U.S. oil is back with a vengeance to start off 2017, but oil prices were rising even though U.S. crude stockpiles increased for the first time since OPEC implemented production cuts with the intent to rebalance the global oil market.

U.S. benchmark West Texas Intermediate for February delivery was up 0.8%, trading at around $51.63 a barrel, while Brent crude futures were climbing by nearly 0.9% to $54.60 a barrel at 10:45 a.m. ET.

The U.S. Energy Information Administration reported a larger-than-expected build in U.S. crude inventories, which jumped up by 4.1 million barrels for the week ending Jan. 6. The build pushed stockpiles up to 483.1 million barrels, meaning domestic inventories are at the upper limit of the average range for this time of year. Analysts had been anticipating a build of approximately 1.2 million barrels.

The EIA data is greater than the American Petroleum Institute's (API) weekly report, which revealed a 1.5-million-barrel-build, sending oil prices lower late Tuesday.

Crude oil imports increased to 9.1 million barrels per day last week. Over the four weeks, imports averaged 8.2 million barrels per day, which represents a 6.3% jump from the same period last year.

Refinery inputs rose by 418,000 barrels per day to 17.1 million barrels per day last week. Refineries operated at 93.6% of their operable capacity last week, the EIA reported.

Meanwhile, motor gasoline inventories increased by 5 million barrels last week. Distillate supplies also increased by 8.4 million barrels, and are above the upper limit of the average range for this time of year.

Immediately following the report, shares of U.S. oil majors ConocoPhillips (COP - Get Report) and Chevron (CVX - Get Report) were rising during the trading session.

Oil prices had been rising prior to the EIA report on news that OPEC's leading producer, Saudi Arabia, told some of its Asian customers that it will reduce their crude supply slightly in February, according to Reuters. While this is a positive sign that OPEC members are adhering to the cuts, there is still concern that other members will not comply. 

Traders will continue to monitor how U.S. companies are responding to OPEC's production cuts with the Baker Hughes (BHI) rig count on Friday, which is seen as an important barometer for drilling activity across the U.S. and North America.
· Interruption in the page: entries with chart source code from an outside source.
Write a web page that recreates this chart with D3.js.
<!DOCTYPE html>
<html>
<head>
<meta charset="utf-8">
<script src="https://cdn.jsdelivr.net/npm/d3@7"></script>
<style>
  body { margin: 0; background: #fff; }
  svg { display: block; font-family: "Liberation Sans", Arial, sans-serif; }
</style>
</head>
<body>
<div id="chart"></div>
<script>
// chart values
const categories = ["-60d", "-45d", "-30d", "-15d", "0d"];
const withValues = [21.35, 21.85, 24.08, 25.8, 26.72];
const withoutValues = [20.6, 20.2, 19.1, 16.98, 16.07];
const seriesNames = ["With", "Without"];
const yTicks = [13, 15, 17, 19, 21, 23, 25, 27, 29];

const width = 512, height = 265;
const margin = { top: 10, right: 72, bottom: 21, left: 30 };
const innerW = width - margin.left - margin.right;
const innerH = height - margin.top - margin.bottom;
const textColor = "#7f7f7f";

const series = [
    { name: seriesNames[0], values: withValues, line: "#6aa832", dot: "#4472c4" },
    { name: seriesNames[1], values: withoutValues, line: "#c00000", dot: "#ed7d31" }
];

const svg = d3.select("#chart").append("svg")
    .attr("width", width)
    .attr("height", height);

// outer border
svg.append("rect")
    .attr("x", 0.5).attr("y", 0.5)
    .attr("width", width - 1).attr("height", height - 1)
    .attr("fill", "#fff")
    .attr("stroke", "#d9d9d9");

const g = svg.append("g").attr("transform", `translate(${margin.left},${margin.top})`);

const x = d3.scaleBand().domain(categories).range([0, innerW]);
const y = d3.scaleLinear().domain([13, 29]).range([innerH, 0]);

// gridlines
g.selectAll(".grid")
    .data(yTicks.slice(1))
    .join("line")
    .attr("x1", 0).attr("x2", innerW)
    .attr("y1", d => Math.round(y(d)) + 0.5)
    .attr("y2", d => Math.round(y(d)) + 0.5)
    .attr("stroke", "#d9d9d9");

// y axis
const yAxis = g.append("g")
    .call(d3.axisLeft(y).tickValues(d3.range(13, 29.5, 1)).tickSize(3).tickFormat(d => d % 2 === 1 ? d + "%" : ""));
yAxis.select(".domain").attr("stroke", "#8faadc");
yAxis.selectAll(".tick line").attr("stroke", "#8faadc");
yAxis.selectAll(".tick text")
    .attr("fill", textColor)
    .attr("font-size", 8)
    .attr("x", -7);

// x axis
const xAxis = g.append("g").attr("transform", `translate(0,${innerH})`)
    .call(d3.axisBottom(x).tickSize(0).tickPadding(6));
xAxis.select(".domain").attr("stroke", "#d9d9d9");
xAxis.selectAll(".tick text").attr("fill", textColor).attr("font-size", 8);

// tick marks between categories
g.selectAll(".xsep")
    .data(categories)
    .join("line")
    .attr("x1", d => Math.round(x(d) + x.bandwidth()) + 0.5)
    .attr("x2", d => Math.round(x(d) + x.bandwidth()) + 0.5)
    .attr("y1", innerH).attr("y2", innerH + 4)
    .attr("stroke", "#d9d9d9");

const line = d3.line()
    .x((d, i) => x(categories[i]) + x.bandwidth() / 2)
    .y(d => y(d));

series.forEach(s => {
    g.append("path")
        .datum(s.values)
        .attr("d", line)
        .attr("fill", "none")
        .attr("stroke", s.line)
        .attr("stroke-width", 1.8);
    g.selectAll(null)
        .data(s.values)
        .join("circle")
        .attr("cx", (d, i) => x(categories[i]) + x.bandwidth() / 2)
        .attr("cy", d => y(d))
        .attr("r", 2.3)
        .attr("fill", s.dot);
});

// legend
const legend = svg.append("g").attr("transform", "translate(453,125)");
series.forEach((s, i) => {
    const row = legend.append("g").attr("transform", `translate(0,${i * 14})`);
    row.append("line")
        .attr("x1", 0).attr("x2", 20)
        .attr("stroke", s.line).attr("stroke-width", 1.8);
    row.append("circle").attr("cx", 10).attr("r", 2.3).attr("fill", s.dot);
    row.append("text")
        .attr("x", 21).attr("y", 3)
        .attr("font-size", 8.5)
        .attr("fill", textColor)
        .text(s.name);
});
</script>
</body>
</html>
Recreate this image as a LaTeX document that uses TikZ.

Last week, U.S. oil producers added 4 rigs, while gas producers brought 3 rigs online, bringing the overall count up to 665. West Texas' lucrative Permian Basin saw the biggest increase in rigs, climbing by three, which brought the total up to 267 rigs -- the most of all the major domestic basins.

"We believe last month's surprising OPEC policy change has effectively established a $50 a barrel floor on oil prices, providing operators the confidence to increase upstream spending, particularly onshore U.S.," Barclays wrote in a research note on Monday.